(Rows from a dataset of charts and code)
____

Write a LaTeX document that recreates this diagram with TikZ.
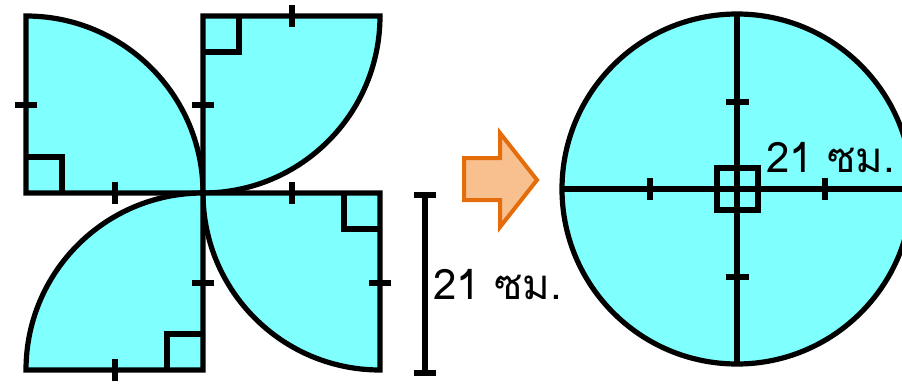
\documentclass[tikz,border=0pt]{standalone}
\usepackage{fontspec}
\newfontfamily\thaifont[Script=Thai]{Loma}
\usepackage{tikz}
\usetikzlibrary{calc}
\definecolor{sheet}{RGB}{128,255,255}
\definecolor{arrowfill}{RGB}{249,192,143}
\definecolor{arroworange}{RGB}{228,108,10}

\begin{document}
\begin{tikzpicture}[x = 1pt, y = -1pt,
                    edge/.style = {draw, line width = 5.2pt},
                    piece/.style = {edge, fill = sheet},
                    label text/.style = {font = \thaifont\fontsize{42}{42}\selectfont, inner sep = 0pt}]
                \useasboundingbox(0,0)rectangle(902,383);
                \clip(0,0)rectangle(902,383);
                % quarter circles
                \coordinate(O)at(203,193);
                \path[piece](26,16)arc[start angle = -90, end angle = 0, radius = 177]--(26,193)--cycle;
                \path[piece](203,16)--(380,16)arc[start angle = 0, end angle = 90, radius = 177]--cycle;
                \path[piece](O)--(380,193)--(380,370)arc[start angle = 90, end angle = 180, radius = 177]--cycle;
                \path[piece](O)--(203,370)--(26,370)arc[start angle = 180, end angle = 270, radius = 177]--cycle;
                % right angles
                \path[edge](26,157)--(62,157)--(62,193);
                \path[edge](203,52)--(239,52)--(239,16);
                \path[edge](344,193)--(344,229)--(380,229);
                \path[edge](167,370)--(167,334)--(203,334);
                % ticks
                \foreach \x/\y in {26/105, 203/105, 203/283, 380/283}{
                    \path[edge](\x-11,\y)--(\x+11,\y);
                }
                \foreach \x/\y in {115/193, 292/16, 292/193, 115/370}{
                    \path[edge](\x,\y-11)--(\x,\y+11);
                }
                % size bar
                \coordinate(T)at(425,195);
                \coordinate(B)at(425,373);
                \path[edge](T)--(B);
                \path[edge]($(T)+(-11,0)$)--($(T)+(11,0)$);
                \path[edge]($(B)+(-11,0)$)--($(B)+(11,0)$);
                \node[label text](L1)at(498,285){21 ซม.};
                % arrow
                \path[draw = arroworange, fill = arrowfill, line width = 4pt]
                    (464,158)--(500,158)--(500,133)--(537,180)--(500,227)--(500,200)--(464,200)--cycle;
                % circle
                \coordinate(M)at(737,189);
                \path[piece](M)circle(175);
                \path[edge](562,189)--(912,189);
                \path[edge](737,14)--(737,364);
                \path[edge](717,168)rectangle(758,210);
                \path[edge](726,102)--(749,102);
                \path[edge](726,277)--(749,277);
                \path[edge](650,178)--(650,200);
                \path[edge](825,178)--(825,200);
                \node[label text](L2)at(831,158){21 ซม.};
            \end{tikzpicture}
\end{document}
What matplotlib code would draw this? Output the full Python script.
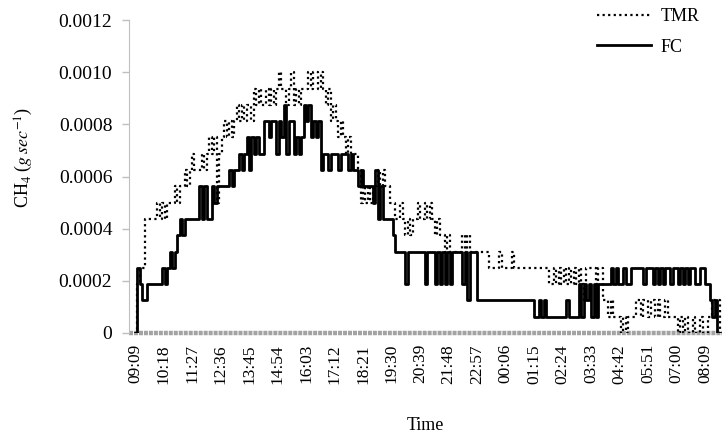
import matplotlib
matplotlib.use("Agg")
import matplotlib.pyplot as plt
import numpy as np

# one sample every 6 minutes, starting at 09:09
SAMPLE_MIN = 6
LEVEL = 0.0000625  # sensor resolution, g/sec per level

# FC (solid) readings, in sensor levels
FC = [
    0, 4, 3, 2, 2, 3, 3, 3, 3, 3, 3, 4, 3, 4, 5, 4, 5, 6, 7, 6,
    7, 7, 7, 7, 7, 7, 9, 7, 9, 7, 7, 9, 8, 9, 9, 9, 9, 9, 10, 9,
    10, 10, 11, 10, 11, 12, 10, 12, 11, 12, 11, 11, 13, 13, 12, 13, 13, 11, 13, 12,
    14, 11, 13, 13, 11, 12, 11, 12, 14, 13, 14, 12, 13, 12, 13, 10, 11, 11, 10, 11,
    11, 11, 10, 11, 11, 11, 10, 11, 10, 10, 9, 10, 9, 9, 9, 9, 8, 10, 7, 9,
    7, 7, 7, 7, 6, 5, 5, 5, 5, 3, 5, 5, 5, 5, 5, 5, 5, 3, 5, 5,
    5, 3, 5, 3, 5, 3, 5, 3, 5, 5, 5, 5, 3, 5, 2, 5, 5, 5, 2, 2,
    2, 2, 2, 2, 2, 2, 2, 2, 2, 2, 2, 2, 2, 2, 2, 2, 2, 2, 2, 2,
    2, 1, 1, 2, 1, 2, 1, 1, 1, 1, 1, 1, 1, 1, 2, 1, 1, 1, 1, 3,
    1, 3, 2, 3, 1, 3, 1, 3, 3, 3, 3, 3, 4, 3, 4, 3, 3, 4, 3, 3,
    4, 4, 4, 4, 4, 3, 4, 4, 4, 3, 4, 3, 4, 3, 4, 4, 3, 4, 4, 3,
    4, 3, 4, 3, 4, 4, 3, 3, 4, 4, 3, 3, 2, 1, 2, 0, 0,
]

# TMR (dotted) readings, in sensor levels
TMR = [
    0, 3, 4, 4, 7, 7, 7, 7, 7, 8, 7, 8, 7, 8, 8, 8, 9, 8, 9, 9,
    10, 9, 10, 11, 10, 10, 10, 11, 10, 11, 12, 11, 12, 8, 11, 12, 13, 12, 13, 12,
    13, 14, 13, 14, 13, 14, 14, 13, 15, 14, 15, 14, 14, 15, 14, 15, 14, 15, 16, 15,
    15, 14, 15, 16, 14, 15, 14, 15, 15, 15, 16, 15, 16, 16, 15, 16, 15, 14, 15, 13,
    14, 13, 12, 13, 12, 11, 12, 11, 11, 11, 10, 8, 9, 8, 9, 8, 9, 9, 10, 9,
    10, 9, 9, 8, 8, 7, 7, 8, 7, 6, 7, 6, 7, 7, 8, 7, 7, 8, 7, 8,
    7, 6, 7, 6, 6, 5, 6, 5, 5, 5, 5, 5, 6, 5, 6, 5, 5, 5, 5, 5,
    5, 5, 5, 4, 4, 4, 4, 5, 4, 4, 4, 4, 5, 4, 4, 4, 4, 4, 4, 4,
    4, 4, 4, 4, 4, 4, 4, 3, 3, 4, 3, 4, 3, 4, 3, 4, 3, 4, 3, 4,
    3, 2, 4, 4, 4, 4, 3, 4, 4, 2, 2, 1, 2, 1, 1, 1, 0, 1, 0, 1,
    1, 1, 2, 2, 1, 2, 2, 1, 2, 2, 1, 2, 1, 1, 2, 1, 1, 1, 1, 0,
    1, 0, 1, 0, 0, 1, 0, 0, 1, 0, 0, 1, 1, 2, 2, 2, 0,
]

TICK_LABELS = [
    "09:09", "10:18", "11:27", "12:36", "13:45", "14:54", "16:03", "17:12",
    "18:21", "19:30", "20:39", "21:48", "22:57", "00:06", "01:15", "02:24",
    "03:33", "04:42", "05:51", "07:00", "08:09",
]
TICK_STEP_MIN = 69

Y_TICKS = [0, 0.0002, 0.0004, 0.0006, 0.0008, 0.0010, 0.0012]
Y_LABELS = ["0", "0.0002", "0.0004", "0.0006", "0.0008", "0.0010", "0.0012"]

plt.rcParams["font.family"] = ["Liberation Serif", "DejaVu Serif"]
plt.rcParams["mathtext.fontset"] = "stix"

fig = plt.figure(figsize=(7.23, 4.37), dpi=100, facecolor="white")
ax = fig.add_axes([0.1784, 0.238, 0.8202, 0.716])

minutes = np.arange(len(FC)) * SAMPLE_MIN
fc = np.array(FC) * LEVEL
tmr = np.array(TMR) * LEVEL

x0, x1 = -14.5, 1421

# the flat zero series shown as a grey band of square markers
ax.plot([x0, x1], [0, 0], color="#a3a3a3", lw=3.2,
        dashes=(0.9, 0.22), solid_capstyle="butt", zorder=1, clip_on=False)

ax.plot(minutes, tmr, color="black", lw=1.6, linestyle=(0, (1, 1.5)),
        drawstyle="steps-post", label="TMR", zorder=3)
ax.plot(minutes, fc, color="black", lw=2.0, drawstyle="steps-post",
        label="FC", zorder=2)

ax.set_xlim(x0, x1)
ax.set_ylim(0, 0.0012)

ax.set_yticks(Y_TICKS)
ax.set_yticklabels(Y_LABELS, fontsize=14)
ax.set_xticks(np.arange(len(TICK_LABELS)) * TICK_STEP_MIN)
ax.set_xticklabels(TICK_LABELS, rotation=90, fontsize=12.5)
ax.tick_params(axis="x", length=0, pad=8)
ax.tick_params(axis="y", length=5, color="#bfbfbf", width=1, pad=7)

for s in ("top", "right", "bottom"):
    ax.spines[s].set_visible(False)
ax.spines["left"].set_color("#bfbfbf")

ax.set_xlabel("Time", fontsize=13, labelpad=24)
ax.set_ylabel(r"CH$_4$ ($g\,sec^{-1}$)", fontsize=13)
ax.yaxis.set_label_coords(-0.158, 0.56)

ax.legend(loc="upper right", bbox_to_anchor=(0.99, 1.09), frameon=False,
          fontsize=13, handlelength=3.0, handletextpad=0.55, labelspacing=0.75)

fig.savefig("out.png", dpi=100, facecolor="white")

____

Work to complete => Leave the pictures out and print, exactly as written, every line from the one holding "What matplotlib code" down to the one holding "LEVEL = 0.0000625", both of those included.

The result =>
What matplotlib code would draw this? Output the full Python script.
import matplotlib
matplotlib.use("Agg")
import matplotlib.pyplot as plt
import numpy as np

# one sample every 6 minutes, starting at 09:09
SAMPLE_MIN = 6
LEVEL = 0.0000625  # sensor resolution, g/sec per level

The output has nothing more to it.